Colin and Karyn are much the same way and need to lose or rotate toys from time to time. Last night as I was going through their toys and reflecting on what we do and do not have, I was surprised at how few toys I disposed of this time around. They have enough to fill a mid-sized closet, but they are productive toys the kids keep coming back to. Most of them are classic toys like dolls, cars, balls, and various kinds of building blocks. Of electronic toys, there are very few and what we have are mostly new things that are basically grandparents’ revenge toys (they usually last about three to five months before needing disposal or re-homing). There are not many licensed characters, although one has managed to flourish and that’s Anakin Skywalker. We have three of him and he’s well loved and cared for.

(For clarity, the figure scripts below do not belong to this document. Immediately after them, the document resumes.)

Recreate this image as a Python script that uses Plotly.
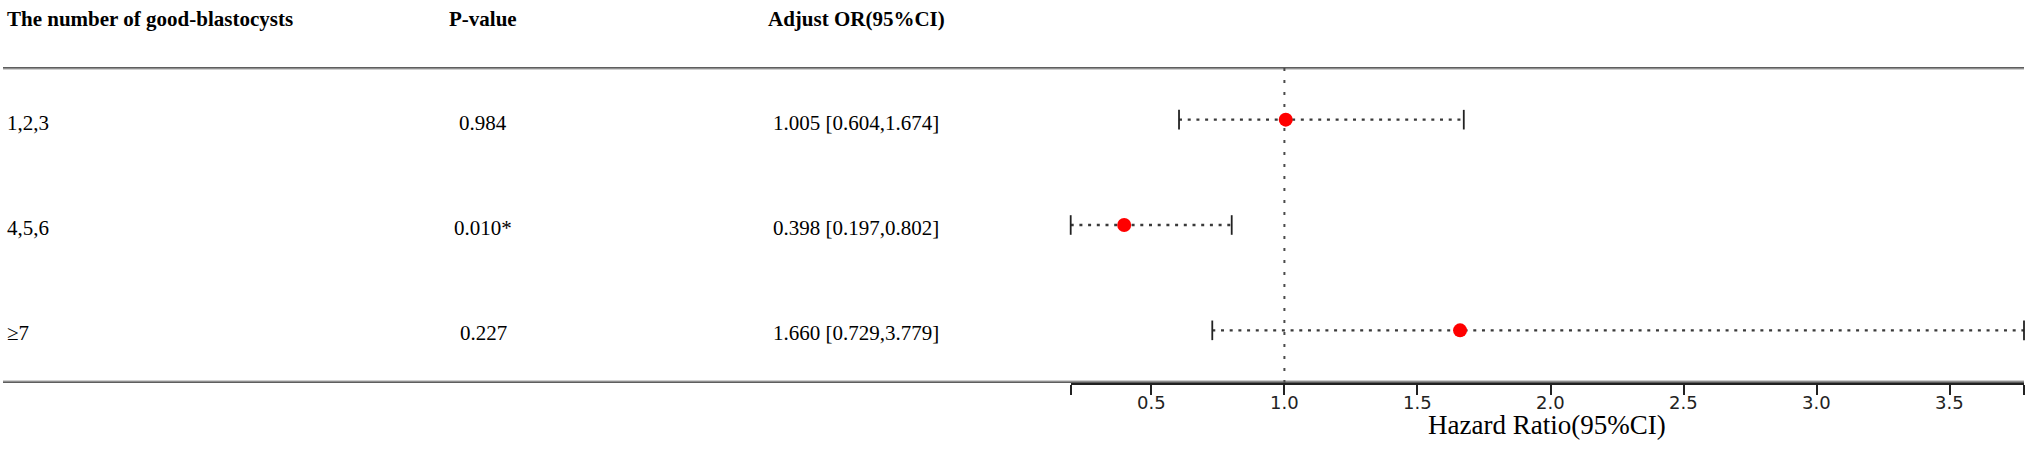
import plotly.graph_objects as go

# ---- data ----
groups = ["1,2,3", "4,5,6", "≥7"]
p_values = ["0.984", "0.010*", "0.227"]
or_est = [1.005, 0.398, 1.660]
or_low = [0.604, 0.197, 0.729]
or_high = [1.674, 0.802, 3.779]
headers = ["The number of good-blastocysts", "P-value", "Adjust OR(95%CI)"]
tick_vals = [0.5, 1.0, 1.5, 2.0, 2.5, 3.0, 3.5]
ref_value = 1.0
x_title = "Hazard Ratio(95%CI)"

W, H = 2034, 451
ML, MR, MT, MB = 0, 10, 67, 68
PW = W - ML - MR
PH = H - MT - MB
AX0 = 1070.7  # left pixel of forest axis


def py(px):
    """pixel row (from top) -> paper y"""
    return (H - MB - px) / PH


n = len(groups)
ypos = list(range(n, 0, -1))  # 3,2,1
labels_or = [f"{e:.3f} [{l:.3f},{h:.3f}]" for e, l, h in zip(or_est, or_low, or_high)]

xmin = min(or_low)
xmax = max(or_high)

fig = go.Figure()

# CI dotted lines
cx, cy = [], []
for lo, hi, y in zip(or_low, or_high, ypos):
    cx += [lo, hi, None]
    cy += [y, y, None]
fig.add_trace(go.Scatter(x=cx, y=cy, mode="lines",
                         line=dict(color="#3a3a3a", width=2.4, dash="3px,5.7px"),
                         hoverinfo="skip", showlegend=False, cliponaxis=False))
# caps
capx, capy = [], []
for lo, hi, y in zip(or_low, or_high, ypos):
    capx += [lo, hi]
    capy += [y, y]
fig.add_trace(go.Scatter(x=capx, y=capy, mode="markers",
                         marker=dict(symbol="line-ns", size=14, color="#222222",
                                     line=dict(color="#222222", width=1.8)),
                         hoverinfo="skip", showlegend=False, cliponaxis=False))
# points
fig.add_trace(go.Scatter(x=or_est, y=ypos, mode="markers",
                         marker=dict(symbol="circle", size=14, color="#ff0000"),
                         showlegend=False, cliponaxis=False))

# horizontal rules
for yv in [0.5, n + 0.5]:
    fig.add_shape(type="line", xref="paper", yref="y", x0=3 / PW, x1=1.0,
                  y0=yv, y1=yv, line=dict(color="#a0a0a0", width=5), layer="below")
    fig.add_shape(type="line", xref="paper", yref="y", x0=3 / PW, x1=1.0,
                  y0=yv, y1=yv, line=dict(color="#5e5e5e", width=2.5), layer="below")
# reference line
fig.add_shape(type="line", xref="x", yref="y", x0=ref_value, x1=ref_value,
              y0=0.5, y1=n + 0.5, line=dict(color="#4a4a4a", width=2, dash="3px,9px"),
              layer="below")

serif = "Liberation Serif, Times New Roman, serif"
col_x = [5, 483, 856]
col_anchor = ["left", "center", "center"]

for txt, cxp, anc in zip(headers, col_x, col_anchor):
    fig.add_annotation(text=f"<b>{txt}</b>", x=cxp / PW, xref="paper", y=py(19),
                       yref="paper", xanchor=anc, yanchor="middle", showarrow=False,
                       font=dict(family=serif, size=21, color="black"))

for i, y in enumerate(ypos):
    for txt, cxp, anc in zip([groups[i], p_values[i], labels_or[i]], col_x, col_anchor):
        fig.add_annotation(text=txt, x=cxp / PW, xref="paper", y=y, yref="y",
                           xanchor=anc, yanchor="middle", showarrow=False, yshift=-3,
                           font=dict(family=serif, size=21, color="black"))

# tick labels
for v in tick_vals:
    fig.add_annotation(text=f"{v:.1f}", x=v, xref="x", y=py(403), yref="paper",
                       xanchor="center", yanchor="middle", showarrow=False,
                       font=dict(family="DejaVu Sans", size=18, color="#222222"))

fig.add_annotation(text=x_title, x=0.5 * (AX0 / PW + 1), xref="paper",
                   y=py(425), yref="paper",
                   xanchor="center", yanchor="middle", showarrow=False,
                   font=dict(family=serif, size=27, color="black"))

tv = [xmin] + tick_vals + [xmax]

fig.update_layout(
    width=W, height=H,
    margin=dict(l=ML, r=MR, t=MT, b=MB),
    paper_bgcolor="white", plot_bgcolor="white",
    xaxis=dict(domain=[AX0 / PW, 1.0], range=[xmin, xmax], showgrid=False, zeroline=False,
               showline=True, linecolor="#222222", linewidth=1.6,
               ticks="outside", ticklen=10, tickwidth=1.8, tickcolor="#222222",
               tickvals=tv, showticklabels=False),
    yaxis=dict(range=[0.5, n + 0.5], visible=False, showgrid=False, zeroline=False),
)

fig.write_html("out.html", config={"displayModeBar": False},
               post_script="document.body.style.margin='0px';")
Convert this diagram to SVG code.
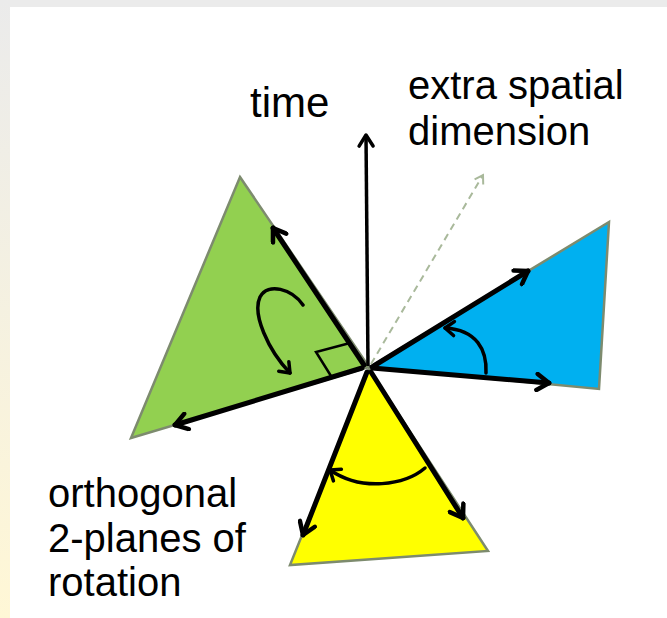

There are no toy guns, in spite of Colin’s persistent requests for such. Reason being is safety. I don’t want the kids forming bad habits before handling real firearms, and I definitely don’t want them making the mistake in attitude that guns are toys. I heard a story once about a police officer who nearly shot a boy because the child aimed what appeared to be a berretta at him. What gave the officer pause was seeing a white plug in the business end of the gun. It was a black painted water pistol which he immediately confiscated. Thankfully both parties survived, but I’m left with an indelible impression that toy guns can be very dangerous. I don’t mind transparent water pistols in the summer, but we have rules about them in our family.

I think the only thing we don’t have that I feel a little bit guilty about, is that we have no wood puzzles. Colin and Karyn both enjoy puzzles, but I keep forgetting to look for them. I also don’t have any “dress-up” type clothes for Karyn, who likes to wear my clothes and musses the clean laundry while looking for the perfect outfit.

I don’t spend much time feeling guilty or inadequate when it comes to toys. The kids have plenty to play with and more than they need. This morning, after a late night evaluating toys, I woke up to a relative peace, a fairly clean living room, and two happy children who thought it was Christmas all over again (no hammer fisting required).